The rules are almost the same for Microsoft desktop applications. Again, most Microsoft desktop licenses, such as Microsoft Office, are attached to specific devices, not users. With Software Assurance, Office, Project and Visio (2010 versions) have roaming use rights allowing users to remotely access their software on their virtual desktop from third party devices (not owned by the company) outside the organization such as home PCs and internet kiosks. Within the organization, every device using the software must be licensed. For all other products, the right of second use, provided with a volume agreement, applies only to the primary user of the application for a single portable device within the organization. It does not include home computers. For applications not supporting roaming use rights or not covered by SA, Microsoft provides the following solutions: organizations can purchase Microsoft Work at Home (WAH) licenses or as part of the SA coverage get the Home Use Program (HUP). In both cases, licenses need to be purchased per product per device.
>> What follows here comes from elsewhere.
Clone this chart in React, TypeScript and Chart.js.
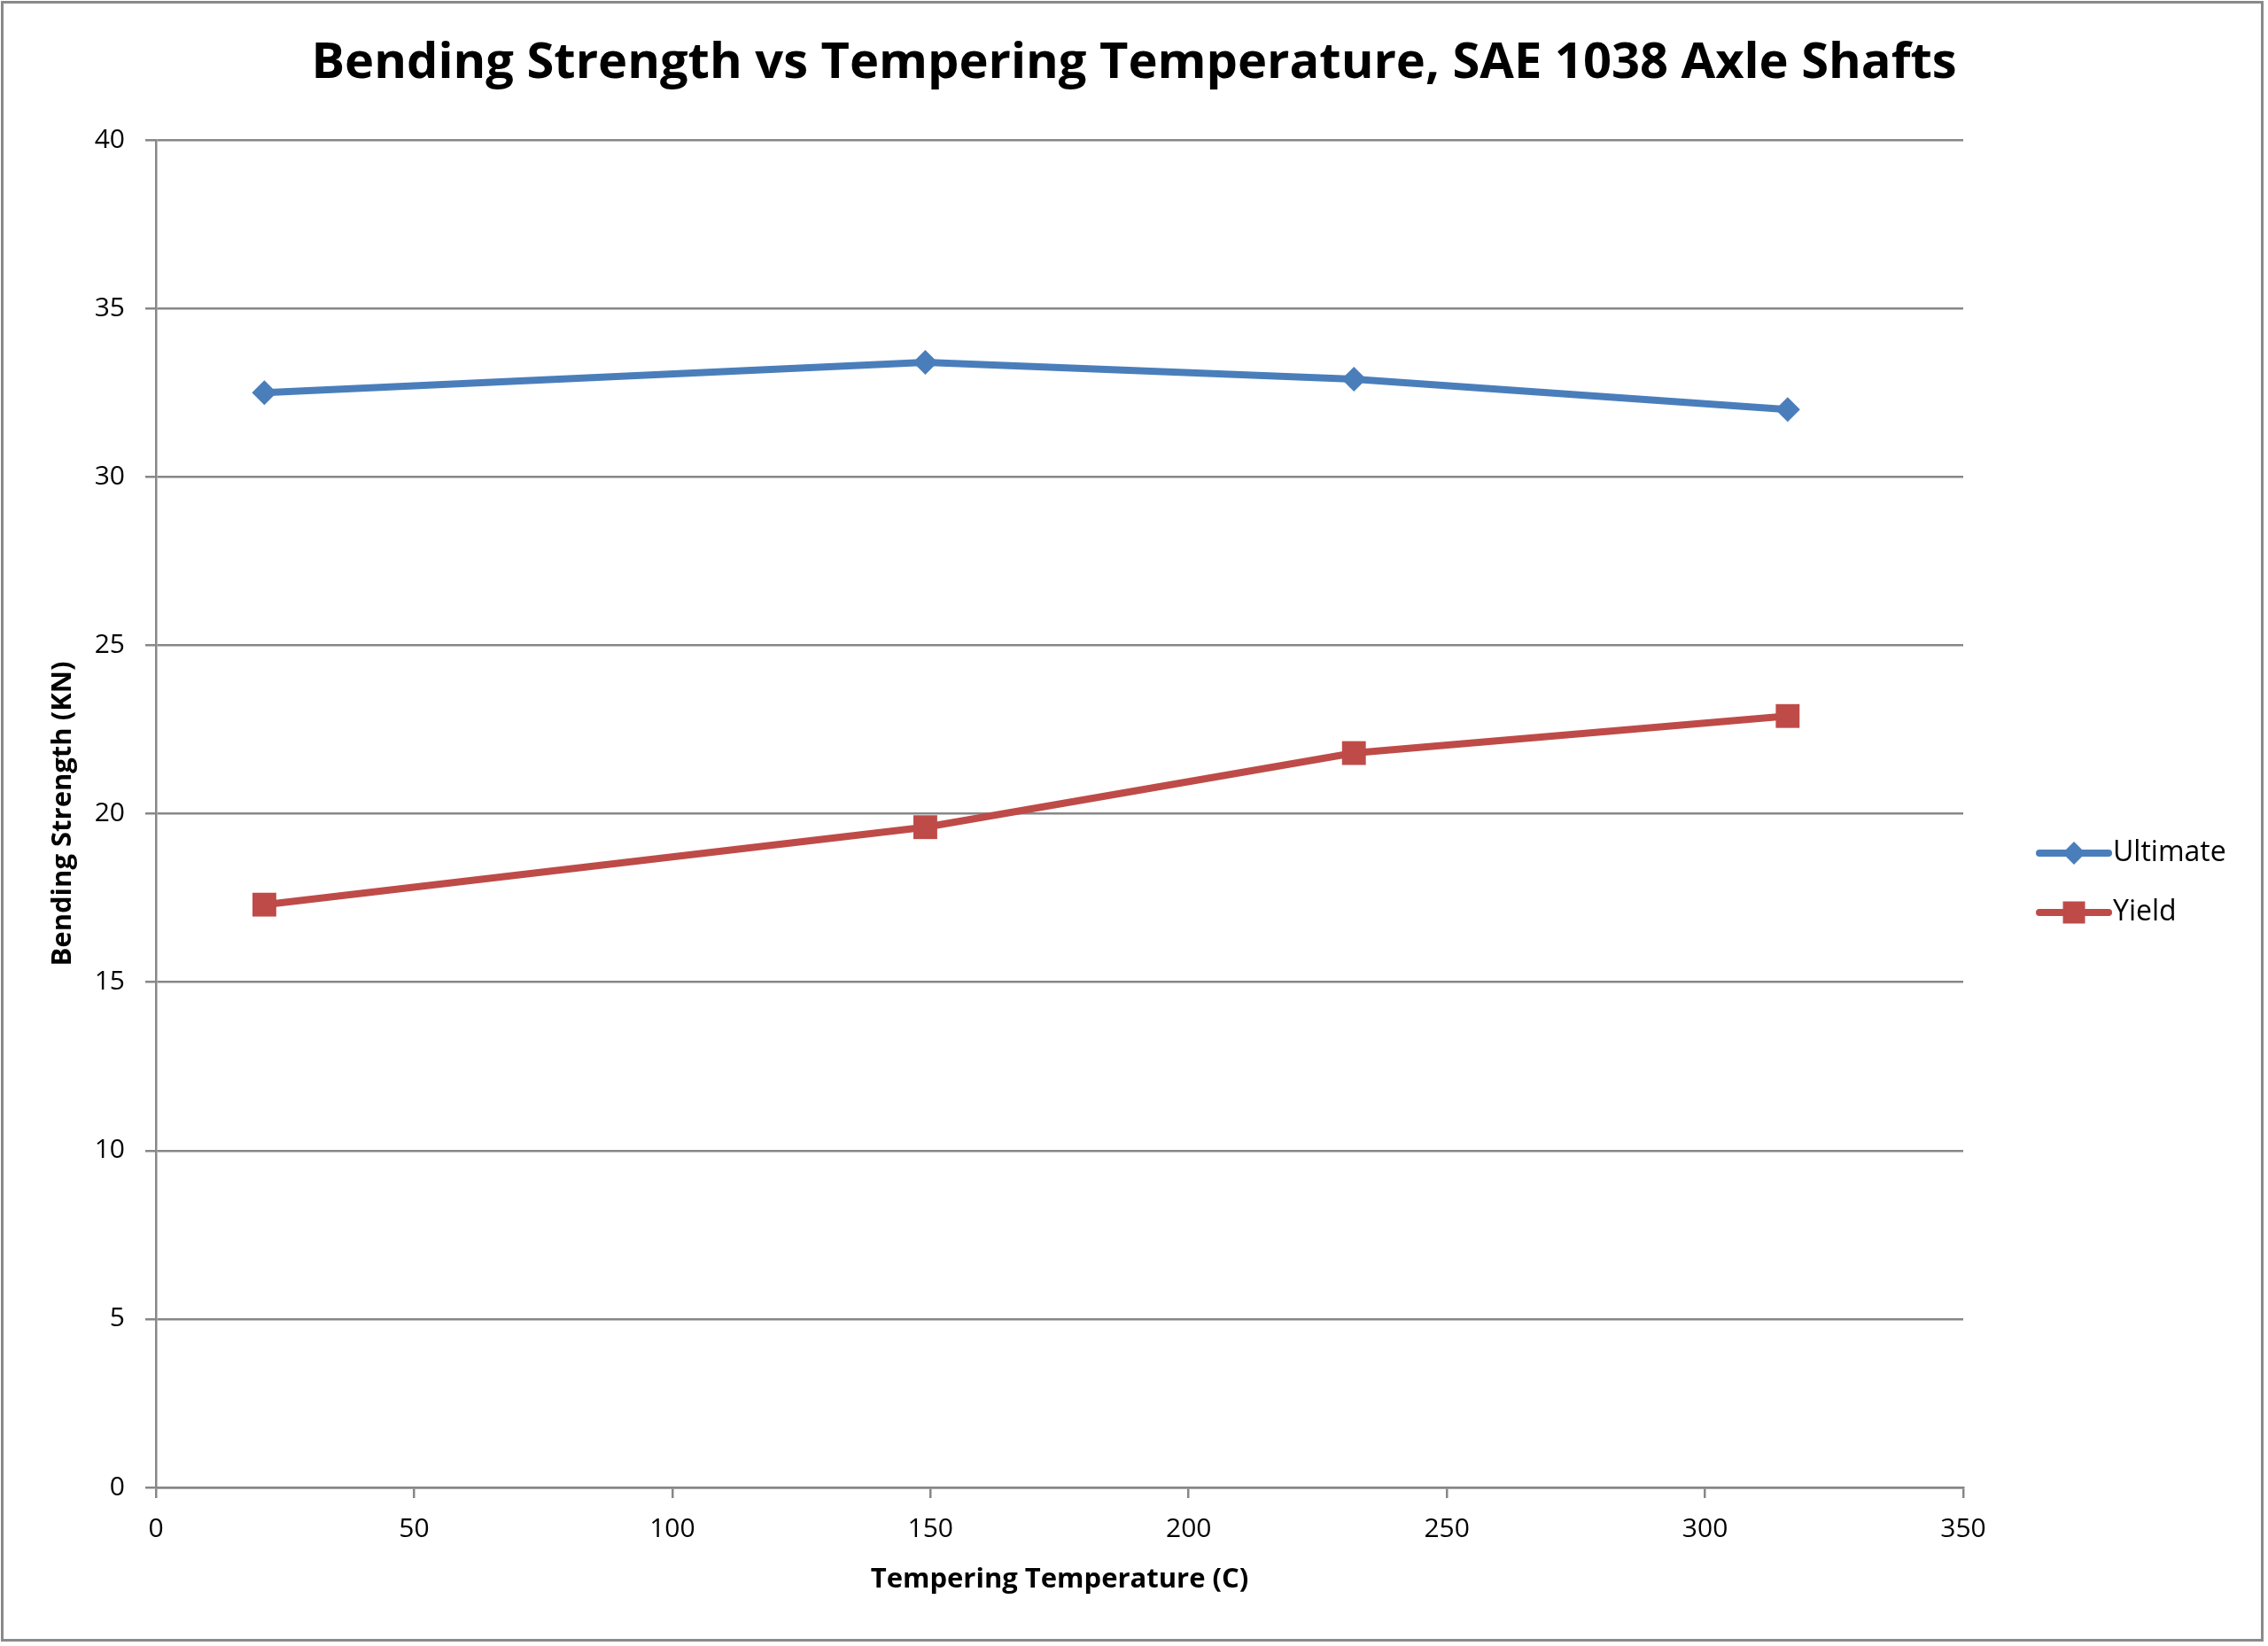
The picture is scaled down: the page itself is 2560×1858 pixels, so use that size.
import { useEffect, useRef } from 'react'
import { Chart, registerables } from 'chart.js'
Chart.register(...registerables)

const temperatures = [21, 149, 232, 316]
const ultimate = [32.5, 33.4, 32.9, 32.0]
const yieldStrength = [17.3, 19.6, 21.8, 22.9]
const seriesNames = ['Ultimate', 'Yield']
const chartTitle = 'Bending Strength vs Tempering Temperature, SAE 1038 Axle Shafts'

const FONT = '"Open Sans", "DejaVu Sans", sans-serif'
const GRID = '#878787'

// excel-style legend: short line with the marker in the middle
const legendPlugin = {
  id: 'lineLegend',
  afterDraw(chart: any) {
    const ctx = chart.ctx
    const x0 = 2302
    const x1 = 2380
    chart.data.datasets.forEach((ds: any, i: number) => {
      const y = 963 + i * 67
      ctx.save()
      ctx.strokeStyle = ds.borderColor
      ctx.lineWidth = 8
      ctx.lineCap = 'round'
      ctx.beginPath()
      ctx.moveTo(x0, y)
      ctx.lineTo(x1, y)
      ctx.stroke()
      const cx = (x0 + x1) / 2
      ctx.fillStyle = ds.pointBackgroundColor
      ctx.beginPath()
      if (ds.pointStyle === 'rectRot') {
        ctx.moveTo(cx, y - 13)
        ctx.lineTo(cx + 13, y)
        ctx.lineTo(cx, y + 13)
        ctx.lineTo(cx - 13, y)
        ctx.closePath()
      } else {
        ctx.rect(cx - 12.5, y - 12.5, 25, 25)
      }
      ctx.fill()
      ctx.fillStyle = '#000'
      ctx.font = `32px ${FONT}`
      ctx.textBaseline = 'middle'
      ctx.textAlign = 'left'
      ctx.fillText(ds.label, x1 + 5, y)
      ctx.restore()
    })
  },
}

// background, outer frame and the title centred over the whole picture
const framePlugin = {
  id: 'frame',
  beforeDraw(chart: any) {
    const ctx = chart.ctx
    ctx.save()
    ctx.fillStyle = '#fff'
    ctx.fillRect(0, 0, chart.width, chart.height)
    ctx.strokeStyle = '#8a8a8a'
    ctx.lineWidth = 3
    ctx.strokeRect(2.5, 2.5, 2551, 1849)
    ctx.fillStyle = '#000'
    ctx.font = `bold 56px ${FONT}`
    ctx.textAlign = 'center'
    ctx.textBaseline = 'middle'
    ctx.fillText(chartTitle, chart.width / 2, 72)
    ctx.restore()
  },
}

const App = () => {
  const canvas = useRef<any>(null)
  useEffect(() => {
    document.body.style.margin = '0'
    const chart = new Chart(canvas.current, {
      type: 'line',
      data: {
        datasets: [
          {
            label: seriesNames[0],
            data: temperatures.map((t, i) => ({ x: t, y: ultimate[i] })),
            borderColor: '#4a7ebb',
            backgroundColor: '#4a7ebb',
            pointBackgroundColor: '#4a7ebb',
            pointBorderWidth: 0,
            borderWidth: 8,
            pointStyle: 'rectRot',
            pointRadius: 14,
            borderJoinStyle: 'round',
            borderCapStyle: 'round',
          },
          {
            label: seriesNames[1],
            data: temperatures.map((t, i) => ({ x: t, y: yieldStrength[i] })),
            borderColor: '#be4b48',
            backgroundColor: '#be4b48',
            pointBackgroundColor: '#be4b48',
            pointBorderWidth: 0,
            borderWidth: 8,
            pointStyle: 'rect',
            pointRadius: 19,
            borderJoinStyle: 'round',
            borderCapStyle: 'round',
          },
        ],
      },
      options: {
        responsive: false,
        animation: false,
        devicePixelRatio: 1,
        layout: { padding: { left: 0, right: 344, top: 158, bottom: 0 } },
        plugins: {
          legend: { display: false },
          tooltip: { enabled: false },
          title: { display: false },
        },
        scales: {
          x: {
            type: 'linear',
            min: 0,
            max: 350,
            ticks: {
              stepSize: 50,
              color: '#000',
              padding: 17,
              font: { family: FONT, size: 30 },
              maxRotation: 0,
            },
            grid: { drawOnChartArea: false, drawTicks: true, tickLength: 12, color: GRID, lineWidth: 2.5 },
            border: { color: GRID, width: 2.5 },
            title: {
              display: true,
              text: 'Tempering Temperature (C)',
              color: '#000',
              font: { family: FONT, size: 31, weight: 'bold', lineHeight: 1.2 },
              padding: { top: 0, bottom: 56 },
            },
            afterFit(scale: any) {
              scale.height = 179
            },
          },
          y: {
            min: 0,
            max: 40,
            ticks: {
              stepSize: 5,
              color: '#000',
              padding: 23,
              font: { family: FONT, size: 30 },
            },
            grid: { color: GRID, lineWidth: 2.5, tickLength: 12 },
            border: { color: GRID, width: 2.5 },
            title: {
              display: true,
              text: 'Bending Strength (KN)',
              color: '#000',
              font: { family: FONT, size: 31, weight: 'bold', lineHeight: 1.2 },
              padding: { top: 53, bottom: 0 },
            },
            afterFit(scale: any) {
              scale.width = 176
            },
          },
        },
      } as any,
      plugins: [framePlugin, legendPlugin],
    })
    return () => chart.destroy()
  }, [])
  return (
    <div style={{ position: 'absolute', left: 0, top: 0 }}>
      <canvas ref={canvas} width={2560} height={1858}></canvas>
    </div>
  )
}

export default App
Microsoft licensing for VDI is not easy and may come at a hefty price. Microsoft is still considering VDI as an emerging technology that does not reduce desktop Total Cost of Ownership (TCO). Its licensing strategy may have slowed the adoption of this technology somewhat, as licensing costs add up for the required infrastructure needed to deploy such a solution. Microsoft has invested a lot in this area and is developing its own solution known as Microsoft Desktop Virtualization. They also have a strong partnership with Citrix Systems. It is anticipated that Microsoft’s licensing strategy will be reviewed when this technology is mature and able to compete with existing solutions on the market.